The doctrine was confirmed by the Court of Appeal in Re Hagger [1930] 2 Ch 190 (equity acts as soon as the first testator dies and the survivor takes a benefit) and analysed further in Healey v Brown [2002] WTLR 849.

The Floating Constructive Trust

On the first testator’s death, equity imposes a floating constructive trust on the survivor’s assets. The trust is “floating” because it does not attach to a fixed fund: the survivor remains free to spend, consume, or deal with their assets during their lifetime. What the survivor cannot do is give property away gratuitously to defeat the agreed scheme, or make a new will in different terms.

When the survivor eventually dies, the constructive trust crystallises over the net estate — whatever it happens to be — and the agreed beneficiaries can enforce it against the survivor’s personal representatives, even if a later will purports to change the destination of that property.

Revocation Before the First Death

Either party may revoke a mutual will during the joint lifetimes of both testators, provided adequate notice is given to the other. If notice is given before the first testator dies, the other party is free to act on the changed position and the agreement comes to an end.

The point of no return is the first death: once the survivor has accepted the benefit under the first will, the agreement is “clinched by death” (Lord Camden’s phrase) and cannot be unwound by executing a new will or deed of variation.

Proving the Agreement

The agreement must be affirmatively proved. Evidence may include:

Identical provisions alone are not enough — courts have consistently refused to infer a mutual agreement from the mere similarity of two wills.

Why Practitioners Advise Against Mutual Wills

Mutual wills are a blunt and inflexible instrument. The risks include:

More flexible alternatives — an immediate post-death interest (IPDI) life interest trust, a protective property trust over the family home, or a discretionary trust with a letter of wishes — achieve similar protective goals while preserving flexibility for the survivor.

FAQs

What are mutual wills and how do they differ from mirror wills?

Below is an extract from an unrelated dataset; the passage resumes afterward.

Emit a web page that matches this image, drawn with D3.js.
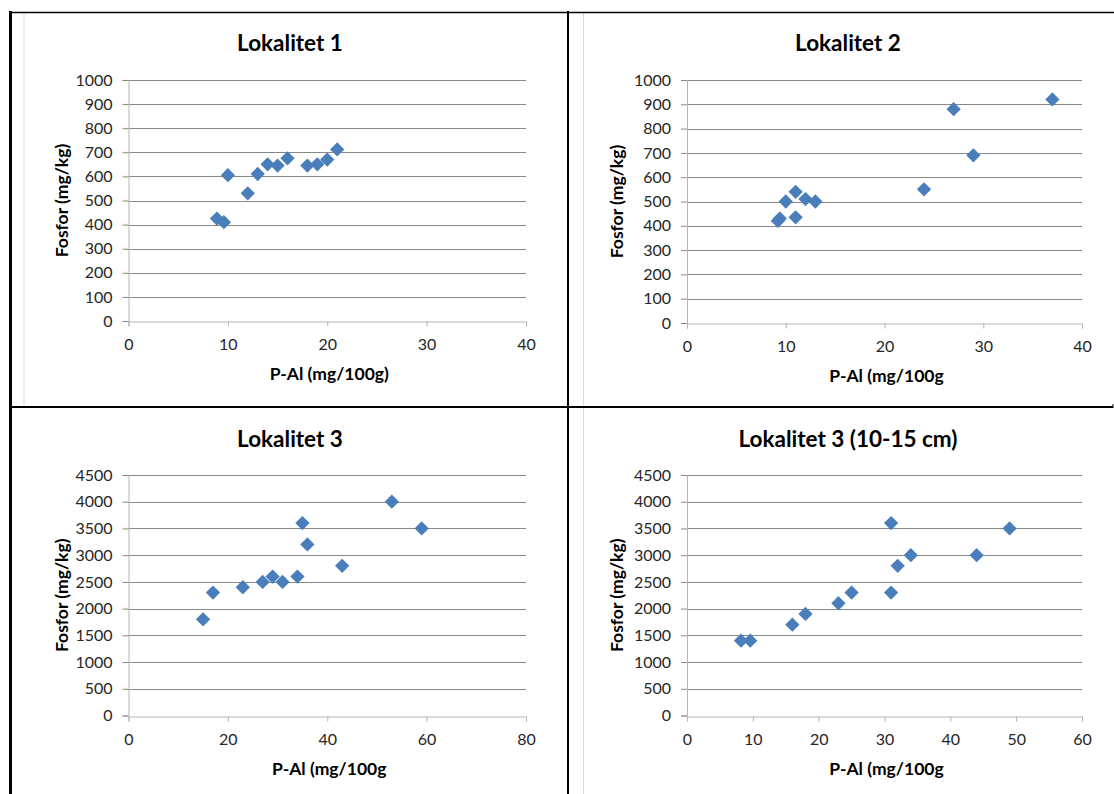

Mirror wills are two separate wills with identical or near-identical provisions — each spouse leaves everything to the other, then to the same beneficiaries. They can each be changed at any time without reference to the other. Mutual wills go further: the two testators enter a binding agreement not to revoke their wills (or the agreed disposition) after the first has died. Once the first testator dies and the survivor accepts the benefit, equity imposes a floating constructive trust on the survivor's estate to enforce the agreed scheme. Mirror wills are common and flexible; mutual wills are rare, inflexible, and carry significant legal risk for survivors who want to make new provision (e.g. for a new partner or changed family circumstances).

What is the rule in Dufour v Pereira and what did it establish?

Dufour v Pereira (1769) 1 Dick 419 is the foundational authority for mutual wills. Lord Camden held that where two parties make mutual wills under an agreement not to revoke, the execution of the first testator's will is a sufficient part-performance of the contract to render the agreement specifically enforceable in equity against the survivor. The survivor cannot simply revoke and leave the agreed beneficiaries with only a damages claim at law: equity treats the property as held on constructive trust from the moment the first testator dies. The principle was confirmed by the Court of Appeal in Re Hagger [1930] 2 Ch 190 and by the House of Lords analysis in Healey v Brown [2002].

What is a floating constructive trust in the context of mutual wills?

After the first testator dies, equity imposes a 'floating' constructive trust on the survivor's assets. It is described as floating because it attaches to whatever property the survivor holds at death — not to a fixed fund identified at the date of the mutual will. This means the survivor remains free to spend, consume, or deal with their assets during their lifetime (they are not treated as a bare trustee of a fixed sum); but they cannot give the property away gratuitously or change their will to defeat the agreed scheme. When the survivor dies, the constructive trust crystallises over the net estate and the agreed beneficiaries can enforce it against the survivor's personal representatives.

Can mutual wills be revoked before the first testator dies?

Yes. Either party may revoke their mutual will during the joint lifetimes of both testators, provided they give adequate notice to the other. If notice is given and the other party has not yet changed position in reliance on the agreement, there is no binding constructive trust and the agreement effectively ends. The risk arises only after the first death: once the survivor has accepted the benefit flowing from the first testator's estate, it is too late to revoke. After that point, any subsequent will made by the survivor that departs from the agreed scheme will be treated as ineffective against the constructive trust, and the agreed beneficiaries may seek rectification or a constructive trust order.

What evidence is needed to establish that a mutual will agreement exists?

The agreement must be proved — the courts require clear and satisfactory evidence that there was an actual contract not to revoke, not merely a common intention or similar provisions. Evidence may include: (1) an express written agreement signed by both testators; (2) a recital in both wills referring to the agreement; (3) correspondence between solicitors at the time the wills were prepared; or (4) reliable witness evidence of the agreement. The mere fact that two wills are in mirror form is insufficient — many couples make mirror wills with no intention of creating a binding agreement. The burden of proof lies on the claimant seeking to enforce the constructive trust.

What are the practical risks of mutual wills and what are the alternatives?

Mutual wills are widely regarded as a blunt instrument. The main risks are: (1) the survivor cannot make new provision for a new partner, a disabled child, or changed tax circumstances; (2) property values and family needs change over decades — the agreed scheme may become unsuitable; (3) disputes about whether an agreement existed at all are expensive to litigate; (4) the floating trust does not prevent the survivor spending assets, so the intended beneficiaries may receive far less than expected. Alternatives that achieve similar goals more flexibly include: a life interest (IPDI) trust under the first will, vesting the capital in the agreed beneficiaries on the survivor's death while giving the survivor income and a limited power of advancement; a property will trust (protective property trust) to protect the share of the family home; or a discretionary trust with a letter of wishes. Solicitors will generally advise against mutual wills except in narrow circumstances.